All Western European Countries Will Have CO2-Related Car Taxation This Year; European Auto Industry Urges Harmonization of Schemes
The number of EU countries with CO2-related car taxation rose to 15 in 2008. With Germany set to introduce CO2-related taxation in July of 2009, all Western European countries levy passenger car taxes that are partially or totally based on the car’s carbon dioxide emissions and/or fuel consumption, completing a trend that peaked in 2007 and 2008, according to the European Automobile Manufacturers’s Association’s (ACEA) Tax Guide 2008 published this week.
Romania was the first and so far only Eastern European Member State to introduce CO2-related taxation last year as part of a more comprehensive overhaul of vehicle taxation in the country. In most Central and Eastern European countries, the main concern of policy makers remains to reduce the level of old vehicles on the streets with pollutant emission standards of below Euro 3.
ACEA provides an overview of the CO2-based vehicle taxes here.

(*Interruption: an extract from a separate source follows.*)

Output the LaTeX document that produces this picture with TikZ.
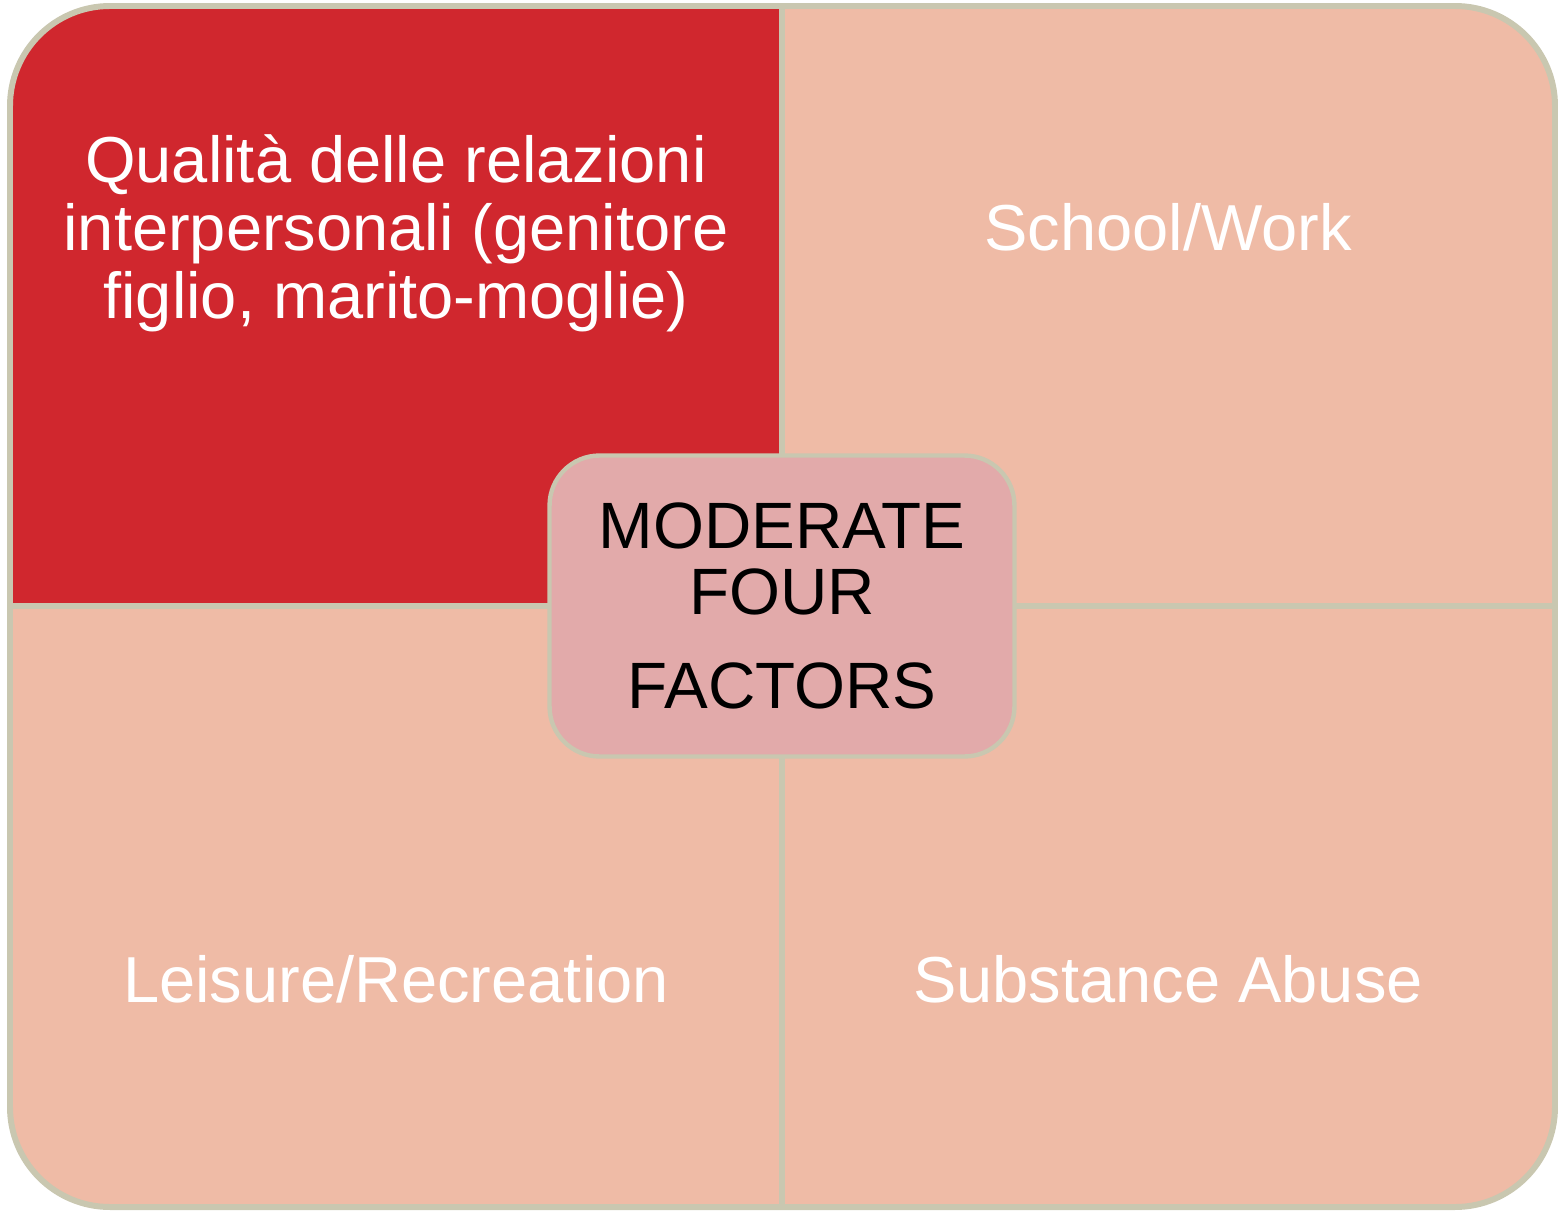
\documentclass[tikz,border=0pt]{standalone}
\usepackage{fontspec}
\setmainfont{Liberation Sans}
\definecolor{quadred}{HTML}{D0272E}
\definecolor{quadpeach}{HTML}{EFBBA6}
\definecolor{hubpink}{HTML}{E2AAAA}
\definecolor{edgegrey}{HTML}{C9C7B0}

\begin{document}
\begin{tikzpicture}[x=0.02cm, y=-0.02cm, outer sep=0pt]

\tikzstyle{edge}=[draw=edgegrey, line width=3.4pt]
\tikzstyle{label}=[text=white, font=\fontsize{37}{38.5}\selectfont, align=center, anchor=base]
\tikzstyle{hub}=[draw=edgegrey, line width=2.5pt, fill=hubpink, rounded corners=1cm, minimum width=9.3cm, minimum height=6.02cm, align=center, font=\fontsize{37.3}{37.4}\selectfont]

\useasboundingbox (0,0) rectangle (1558,1213);
\coordinate (nw) at (10,6); \coordinate (se) at (1555,1207);
\coordinate (top) at (782,6); \coordinate (bottom) at (782,1207);
\coordinate (left) at (10,606); \coordinate (right) at (1555,606); \coordinate (mid) at (782,606);

\fill[quadpeach, rounded corners=2cm] (nw) rectangle (se);
\begin{scope}
\clip[rounded corners=2cm] (nw) rectangle (se);
\fill[quadred] (nw) rectangle (mid);
\end{scope}
\draw[edge] (top) -- (bottom); \draw[edge] (left) -- (right);
\draw[edge, rounded corners=2cm] (nw) rectangle (se);

\node[label] (rel) at (396,318) {Qualità delle relazioni\\interpersonali (genitore\\figlio, marito-moglie)};
\node[label] (work) at (1168,251) {School/Work};
\node[label] (leisure) at (396,1002) {Leisure/Recreation};
\node[label] (abuse) at (1168,1002) {Substance Abuse};
\node[hub] (hub) at (mid) {MODERATE\\FOUR\\[16pt]FACTORS};

\end{tikzpicture}
\end{document}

The annual Tax Guide gives an overview of motor vehicle taxation in the twenty-seven Member States of the European Union, the countries of the European Free Trade Association as well as Turkey. In 2008, motor vehicle taxes in the EU 15 added up to €378 billion (US$501 billion) or 4.1% of GDP.
The Tax Guide is compiled with the help of the national associations of motor vehicle manufacturers or importers in these countries and describes in detail the taxes that are levied on the sale, registration, ownership and the use of motor vehicles in each country.
ACEA says that the European car industry welcomes the clear trend towards CO2-related car taxation as fiscal measures are an important tool in shaping consumer demand towards fuel-efficient cars. The environmental results may, however, be negatively influenced by the widely varying systems in each country, ACEA notes. The European car industry urges EU governments to show more resolve in harmonizing car taxation schemes.
The car industry advocates a linear system, in which tax levels are directly proportionate to the car’s CO2 emissions and every gram of CO2 is taxed the same. Car tax schemes should neither include nor exclude specific technologies and be budget neutral in end-effect.